• What is being asked:
The material below holds pictures; leave them out and reproduce exactly the lines from the one with "Rebuild this chart" through the one with "legend_labels = ['uranium', 'thorium', 'potassium']", inclusive.

--- Start of Extracted information ---

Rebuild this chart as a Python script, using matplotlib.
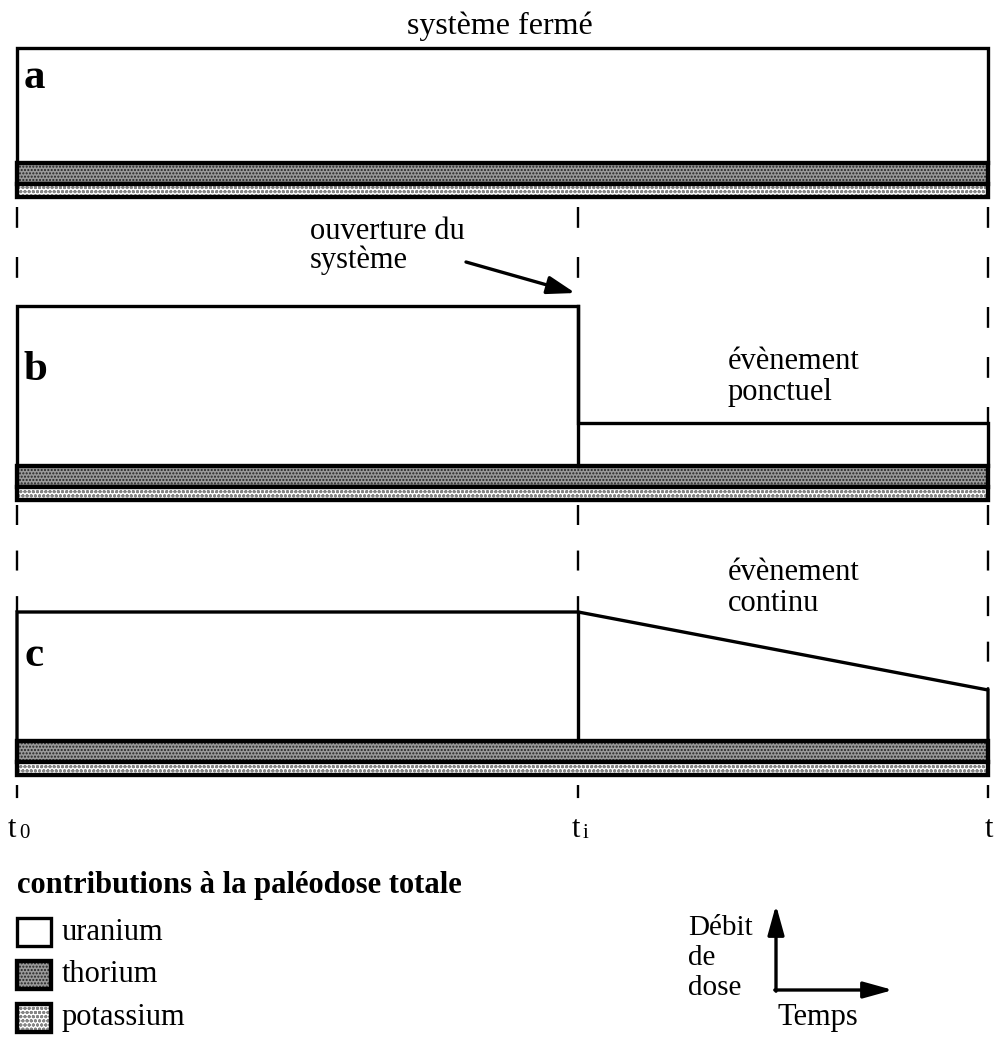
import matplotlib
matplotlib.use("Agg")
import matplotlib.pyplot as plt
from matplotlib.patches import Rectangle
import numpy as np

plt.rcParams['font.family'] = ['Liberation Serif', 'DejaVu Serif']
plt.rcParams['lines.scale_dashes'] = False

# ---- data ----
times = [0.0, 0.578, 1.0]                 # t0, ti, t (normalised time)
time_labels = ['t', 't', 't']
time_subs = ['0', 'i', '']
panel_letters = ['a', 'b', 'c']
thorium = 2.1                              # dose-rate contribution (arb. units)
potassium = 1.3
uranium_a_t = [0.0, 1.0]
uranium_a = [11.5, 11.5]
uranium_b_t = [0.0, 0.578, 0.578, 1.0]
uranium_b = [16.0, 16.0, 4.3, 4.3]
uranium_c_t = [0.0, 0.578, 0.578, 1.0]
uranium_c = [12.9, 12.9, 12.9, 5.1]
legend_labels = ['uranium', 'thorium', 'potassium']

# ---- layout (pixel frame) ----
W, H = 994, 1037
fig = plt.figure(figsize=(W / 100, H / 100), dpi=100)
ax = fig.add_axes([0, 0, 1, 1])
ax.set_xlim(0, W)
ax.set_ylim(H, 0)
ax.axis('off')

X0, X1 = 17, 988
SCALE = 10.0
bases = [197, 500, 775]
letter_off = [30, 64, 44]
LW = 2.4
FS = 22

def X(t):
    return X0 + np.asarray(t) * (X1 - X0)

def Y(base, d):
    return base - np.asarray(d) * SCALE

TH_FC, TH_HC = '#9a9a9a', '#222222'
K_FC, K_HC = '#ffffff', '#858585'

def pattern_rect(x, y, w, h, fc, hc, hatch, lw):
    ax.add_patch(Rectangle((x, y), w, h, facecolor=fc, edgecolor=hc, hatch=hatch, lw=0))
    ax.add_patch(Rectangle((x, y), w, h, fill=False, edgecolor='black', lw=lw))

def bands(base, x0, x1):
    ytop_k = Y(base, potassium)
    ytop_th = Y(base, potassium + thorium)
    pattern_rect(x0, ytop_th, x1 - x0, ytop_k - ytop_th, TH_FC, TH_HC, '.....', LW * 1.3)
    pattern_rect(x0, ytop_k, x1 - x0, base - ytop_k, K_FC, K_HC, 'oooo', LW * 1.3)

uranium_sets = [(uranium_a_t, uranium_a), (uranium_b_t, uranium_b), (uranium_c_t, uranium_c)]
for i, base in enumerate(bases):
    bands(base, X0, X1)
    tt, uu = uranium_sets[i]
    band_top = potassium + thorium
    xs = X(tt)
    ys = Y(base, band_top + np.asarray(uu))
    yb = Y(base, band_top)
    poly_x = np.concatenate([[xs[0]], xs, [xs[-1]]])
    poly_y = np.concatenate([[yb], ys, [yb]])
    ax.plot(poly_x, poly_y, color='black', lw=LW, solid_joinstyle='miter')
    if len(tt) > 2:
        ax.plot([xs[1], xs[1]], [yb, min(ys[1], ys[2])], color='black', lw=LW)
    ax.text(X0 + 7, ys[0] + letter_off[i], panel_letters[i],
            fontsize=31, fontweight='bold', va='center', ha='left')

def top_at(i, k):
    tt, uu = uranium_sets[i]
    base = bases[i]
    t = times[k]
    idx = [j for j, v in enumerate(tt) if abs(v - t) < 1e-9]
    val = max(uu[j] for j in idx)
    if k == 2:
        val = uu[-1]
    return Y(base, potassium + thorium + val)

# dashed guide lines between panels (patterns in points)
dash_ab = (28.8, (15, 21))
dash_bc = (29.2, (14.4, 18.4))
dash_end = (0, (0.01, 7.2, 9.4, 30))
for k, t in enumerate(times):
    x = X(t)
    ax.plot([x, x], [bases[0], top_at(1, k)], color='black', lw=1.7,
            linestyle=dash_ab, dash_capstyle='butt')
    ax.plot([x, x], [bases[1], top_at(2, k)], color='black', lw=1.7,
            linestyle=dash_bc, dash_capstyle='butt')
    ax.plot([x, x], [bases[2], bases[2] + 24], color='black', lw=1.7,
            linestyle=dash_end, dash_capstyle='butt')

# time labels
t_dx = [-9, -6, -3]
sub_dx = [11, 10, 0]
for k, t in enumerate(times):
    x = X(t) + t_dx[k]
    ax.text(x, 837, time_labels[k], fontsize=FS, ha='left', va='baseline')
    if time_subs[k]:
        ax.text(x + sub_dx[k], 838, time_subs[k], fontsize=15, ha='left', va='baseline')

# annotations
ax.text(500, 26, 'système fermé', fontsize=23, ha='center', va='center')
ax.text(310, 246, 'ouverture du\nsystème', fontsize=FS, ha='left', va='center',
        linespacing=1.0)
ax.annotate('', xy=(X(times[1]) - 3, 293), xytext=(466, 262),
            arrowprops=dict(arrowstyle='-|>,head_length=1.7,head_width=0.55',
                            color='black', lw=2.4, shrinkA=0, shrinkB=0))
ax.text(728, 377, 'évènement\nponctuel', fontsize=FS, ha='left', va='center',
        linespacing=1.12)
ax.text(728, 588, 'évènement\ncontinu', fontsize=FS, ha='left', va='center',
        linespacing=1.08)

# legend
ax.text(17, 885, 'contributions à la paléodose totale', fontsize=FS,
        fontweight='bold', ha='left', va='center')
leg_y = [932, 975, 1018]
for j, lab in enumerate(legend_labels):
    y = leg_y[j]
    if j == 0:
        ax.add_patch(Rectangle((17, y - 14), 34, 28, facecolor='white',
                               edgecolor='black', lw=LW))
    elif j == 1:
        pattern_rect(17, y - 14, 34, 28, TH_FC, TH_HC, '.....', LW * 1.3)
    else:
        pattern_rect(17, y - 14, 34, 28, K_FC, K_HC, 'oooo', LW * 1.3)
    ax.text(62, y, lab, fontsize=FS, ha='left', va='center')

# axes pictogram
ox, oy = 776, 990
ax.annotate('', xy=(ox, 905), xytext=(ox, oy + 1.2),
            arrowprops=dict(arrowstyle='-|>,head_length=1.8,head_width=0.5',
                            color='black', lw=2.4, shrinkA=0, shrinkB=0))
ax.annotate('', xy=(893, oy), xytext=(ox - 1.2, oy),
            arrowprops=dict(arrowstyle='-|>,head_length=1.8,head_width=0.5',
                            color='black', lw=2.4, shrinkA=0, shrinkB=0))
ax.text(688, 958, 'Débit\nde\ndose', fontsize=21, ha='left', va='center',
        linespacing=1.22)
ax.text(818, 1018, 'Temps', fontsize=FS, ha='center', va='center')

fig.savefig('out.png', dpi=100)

--- End of Extracted information ---
--- Start of Extracted information ---

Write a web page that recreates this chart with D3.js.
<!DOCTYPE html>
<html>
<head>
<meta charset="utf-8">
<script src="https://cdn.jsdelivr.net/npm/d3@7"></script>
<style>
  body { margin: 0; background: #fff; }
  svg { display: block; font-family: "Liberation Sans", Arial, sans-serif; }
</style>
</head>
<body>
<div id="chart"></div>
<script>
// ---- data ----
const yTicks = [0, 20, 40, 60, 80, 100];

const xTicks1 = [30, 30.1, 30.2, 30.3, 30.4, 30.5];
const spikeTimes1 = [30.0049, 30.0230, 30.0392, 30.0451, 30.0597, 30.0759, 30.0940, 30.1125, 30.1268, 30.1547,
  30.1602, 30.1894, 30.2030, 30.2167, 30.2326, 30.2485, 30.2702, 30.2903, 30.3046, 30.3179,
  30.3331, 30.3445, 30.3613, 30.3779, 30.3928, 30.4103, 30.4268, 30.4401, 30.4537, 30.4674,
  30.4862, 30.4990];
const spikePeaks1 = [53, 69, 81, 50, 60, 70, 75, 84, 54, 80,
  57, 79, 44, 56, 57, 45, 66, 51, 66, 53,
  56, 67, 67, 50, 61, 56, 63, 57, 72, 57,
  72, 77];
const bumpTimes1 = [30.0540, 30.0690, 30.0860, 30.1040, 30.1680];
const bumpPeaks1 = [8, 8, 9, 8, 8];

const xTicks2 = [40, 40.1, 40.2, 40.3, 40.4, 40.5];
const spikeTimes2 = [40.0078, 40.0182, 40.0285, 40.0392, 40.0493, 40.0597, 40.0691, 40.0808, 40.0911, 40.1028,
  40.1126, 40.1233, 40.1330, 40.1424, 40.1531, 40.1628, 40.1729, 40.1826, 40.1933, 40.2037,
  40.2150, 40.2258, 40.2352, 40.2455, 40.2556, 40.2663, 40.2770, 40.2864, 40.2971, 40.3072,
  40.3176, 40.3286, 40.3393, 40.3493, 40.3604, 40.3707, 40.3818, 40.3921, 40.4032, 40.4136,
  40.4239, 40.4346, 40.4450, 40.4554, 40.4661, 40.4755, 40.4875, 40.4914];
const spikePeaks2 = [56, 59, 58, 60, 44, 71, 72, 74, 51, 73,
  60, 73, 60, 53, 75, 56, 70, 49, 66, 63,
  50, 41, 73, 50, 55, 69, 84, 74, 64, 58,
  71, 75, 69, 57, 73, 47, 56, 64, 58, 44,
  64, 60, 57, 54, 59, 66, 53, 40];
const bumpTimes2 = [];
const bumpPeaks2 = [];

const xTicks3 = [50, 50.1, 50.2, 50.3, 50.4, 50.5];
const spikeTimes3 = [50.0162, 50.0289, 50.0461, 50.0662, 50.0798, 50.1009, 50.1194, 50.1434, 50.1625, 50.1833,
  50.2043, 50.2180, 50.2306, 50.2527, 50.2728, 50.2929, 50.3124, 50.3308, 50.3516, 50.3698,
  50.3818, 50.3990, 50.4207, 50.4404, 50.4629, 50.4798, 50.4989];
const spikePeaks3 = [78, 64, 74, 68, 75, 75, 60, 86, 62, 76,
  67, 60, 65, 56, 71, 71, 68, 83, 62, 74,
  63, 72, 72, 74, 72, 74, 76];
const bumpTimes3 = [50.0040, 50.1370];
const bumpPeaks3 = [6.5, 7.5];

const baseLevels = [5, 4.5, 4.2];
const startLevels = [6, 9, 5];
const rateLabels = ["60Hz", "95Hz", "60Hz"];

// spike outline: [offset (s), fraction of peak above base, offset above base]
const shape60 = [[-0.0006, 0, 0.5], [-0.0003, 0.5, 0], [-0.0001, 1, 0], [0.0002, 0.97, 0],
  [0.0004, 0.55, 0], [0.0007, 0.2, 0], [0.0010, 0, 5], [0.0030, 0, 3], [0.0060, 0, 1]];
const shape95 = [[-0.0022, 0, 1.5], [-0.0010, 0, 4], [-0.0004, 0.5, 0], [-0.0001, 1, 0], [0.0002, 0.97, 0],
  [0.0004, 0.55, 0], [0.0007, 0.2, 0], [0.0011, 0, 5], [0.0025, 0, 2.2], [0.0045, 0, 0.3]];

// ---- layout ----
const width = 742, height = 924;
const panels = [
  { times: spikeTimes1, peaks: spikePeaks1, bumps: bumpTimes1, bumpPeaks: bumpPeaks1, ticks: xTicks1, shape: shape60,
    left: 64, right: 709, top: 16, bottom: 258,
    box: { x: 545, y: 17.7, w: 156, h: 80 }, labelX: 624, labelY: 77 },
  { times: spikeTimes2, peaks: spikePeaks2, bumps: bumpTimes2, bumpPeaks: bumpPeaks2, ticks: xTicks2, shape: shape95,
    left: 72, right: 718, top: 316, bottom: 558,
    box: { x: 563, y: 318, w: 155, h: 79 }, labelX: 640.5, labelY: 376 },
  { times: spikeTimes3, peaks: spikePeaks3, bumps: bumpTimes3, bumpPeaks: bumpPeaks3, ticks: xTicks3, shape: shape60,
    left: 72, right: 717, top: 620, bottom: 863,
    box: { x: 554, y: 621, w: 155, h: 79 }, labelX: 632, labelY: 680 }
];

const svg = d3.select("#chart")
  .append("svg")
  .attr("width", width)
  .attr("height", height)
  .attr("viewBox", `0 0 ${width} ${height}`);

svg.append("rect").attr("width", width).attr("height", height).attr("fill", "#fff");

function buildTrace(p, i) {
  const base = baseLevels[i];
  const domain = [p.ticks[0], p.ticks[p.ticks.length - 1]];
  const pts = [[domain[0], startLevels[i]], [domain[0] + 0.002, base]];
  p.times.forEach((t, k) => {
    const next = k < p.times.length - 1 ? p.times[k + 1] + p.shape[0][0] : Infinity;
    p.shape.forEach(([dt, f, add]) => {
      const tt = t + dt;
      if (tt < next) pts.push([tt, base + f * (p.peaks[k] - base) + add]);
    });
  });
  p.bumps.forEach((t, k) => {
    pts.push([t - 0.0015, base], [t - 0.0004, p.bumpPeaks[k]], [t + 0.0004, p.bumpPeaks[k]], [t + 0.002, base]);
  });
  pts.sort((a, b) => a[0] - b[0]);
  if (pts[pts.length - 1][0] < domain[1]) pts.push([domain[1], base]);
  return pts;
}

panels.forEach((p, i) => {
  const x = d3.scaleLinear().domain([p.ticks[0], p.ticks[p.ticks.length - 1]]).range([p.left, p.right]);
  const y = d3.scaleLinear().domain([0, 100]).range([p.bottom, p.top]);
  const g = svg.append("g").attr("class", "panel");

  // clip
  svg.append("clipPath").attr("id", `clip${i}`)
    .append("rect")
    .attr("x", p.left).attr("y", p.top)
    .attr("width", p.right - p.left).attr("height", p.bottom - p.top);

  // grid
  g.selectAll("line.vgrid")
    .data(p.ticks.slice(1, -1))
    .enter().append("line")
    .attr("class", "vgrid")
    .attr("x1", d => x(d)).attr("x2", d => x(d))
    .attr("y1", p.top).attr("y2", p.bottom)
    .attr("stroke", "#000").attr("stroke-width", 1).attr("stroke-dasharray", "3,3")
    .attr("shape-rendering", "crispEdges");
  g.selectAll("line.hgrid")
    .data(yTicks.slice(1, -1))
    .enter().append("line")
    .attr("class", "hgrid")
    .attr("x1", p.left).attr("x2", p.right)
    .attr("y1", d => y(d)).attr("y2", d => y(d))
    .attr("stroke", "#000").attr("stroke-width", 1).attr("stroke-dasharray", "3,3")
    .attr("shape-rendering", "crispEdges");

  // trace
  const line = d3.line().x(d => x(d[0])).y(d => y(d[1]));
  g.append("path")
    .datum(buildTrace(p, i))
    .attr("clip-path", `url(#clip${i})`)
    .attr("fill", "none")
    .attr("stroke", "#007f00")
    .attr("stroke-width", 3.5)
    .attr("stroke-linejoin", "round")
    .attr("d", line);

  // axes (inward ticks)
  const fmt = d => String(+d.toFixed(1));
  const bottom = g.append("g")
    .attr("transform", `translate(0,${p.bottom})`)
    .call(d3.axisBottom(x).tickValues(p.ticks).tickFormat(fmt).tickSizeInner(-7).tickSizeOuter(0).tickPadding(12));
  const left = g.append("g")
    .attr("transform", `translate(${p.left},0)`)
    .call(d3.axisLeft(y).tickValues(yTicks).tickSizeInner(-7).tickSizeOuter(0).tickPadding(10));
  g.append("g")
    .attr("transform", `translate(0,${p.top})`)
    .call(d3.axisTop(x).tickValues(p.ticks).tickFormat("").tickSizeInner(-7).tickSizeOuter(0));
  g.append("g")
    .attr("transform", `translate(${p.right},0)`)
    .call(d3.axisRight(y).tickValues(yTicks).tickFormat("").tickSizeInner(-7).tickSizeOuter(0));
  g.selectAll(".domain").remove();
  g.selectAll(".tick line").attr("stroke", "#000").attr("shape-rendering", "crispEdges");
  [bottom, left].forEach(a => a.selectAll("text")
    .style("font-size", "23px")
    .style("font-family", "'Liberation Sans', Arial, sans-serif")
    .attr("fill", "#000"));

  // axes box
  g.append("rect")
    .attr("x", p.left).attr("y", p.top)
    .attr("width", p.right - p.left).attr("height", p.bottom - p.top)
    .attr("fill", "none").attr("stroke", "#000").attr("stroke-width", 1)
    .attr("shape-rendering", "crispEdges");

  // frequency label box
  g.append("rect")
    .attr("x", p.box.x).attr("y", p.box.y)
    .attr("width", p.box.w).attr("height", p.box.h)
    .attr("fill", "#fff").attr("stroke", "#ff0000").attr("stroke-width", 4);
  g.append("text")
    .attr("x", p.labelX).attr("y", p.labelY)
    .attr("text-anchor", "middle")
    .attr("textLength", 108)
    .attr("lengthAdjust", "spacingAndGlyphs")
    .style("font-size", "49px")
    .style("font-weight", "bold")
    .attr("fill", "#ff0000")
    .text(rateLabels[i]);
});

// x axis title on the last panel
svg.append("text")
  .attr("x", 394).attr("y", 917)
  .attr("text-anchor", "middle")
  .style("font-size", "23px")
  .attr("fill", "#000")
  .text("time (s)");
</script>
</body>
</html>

--- End of Extracted information ---

• Task result:
Rebuild this chart as a Python script, using matplotlib.
import matplotlib
matplotlib.use("Agg")
import matplotlib.pyplot as plt
from matplotlib.patches import Rectangle
import numpy as np

plt.rcParams['font.family'] = ['Liberation Serif', 'DejaVu Serif']
plt.rcParams['lines.scale_dashes'] = False

# ---- data ----
times = [0.0, 0.578, 1.0]                 # t0, ti, t (normalised time)
time_labels = ['t', 't', 't']
time_subs = ['0', 'i', '']
panel_letters = ['a', 'b', 'c']
thorium = 2.1                              # dose-rate contribution (arb. units)
potassium = 1.3
uranium_a_t = [0.0, 1.0]
uranium_a = [11.5, 11.5]
uranium_b_t = [0.0, 0.578, 0.578, 1.0]
uranium_b = [16.0, 16.0, 4.3, 4.3]
uranium_c_t = [0.0, 0.578, 0.578, 1.0]
uranium_c = [12.9, 12.9, 12.9, 5.1]
legend_labels = ['uranium', 'thorium', 'potassium']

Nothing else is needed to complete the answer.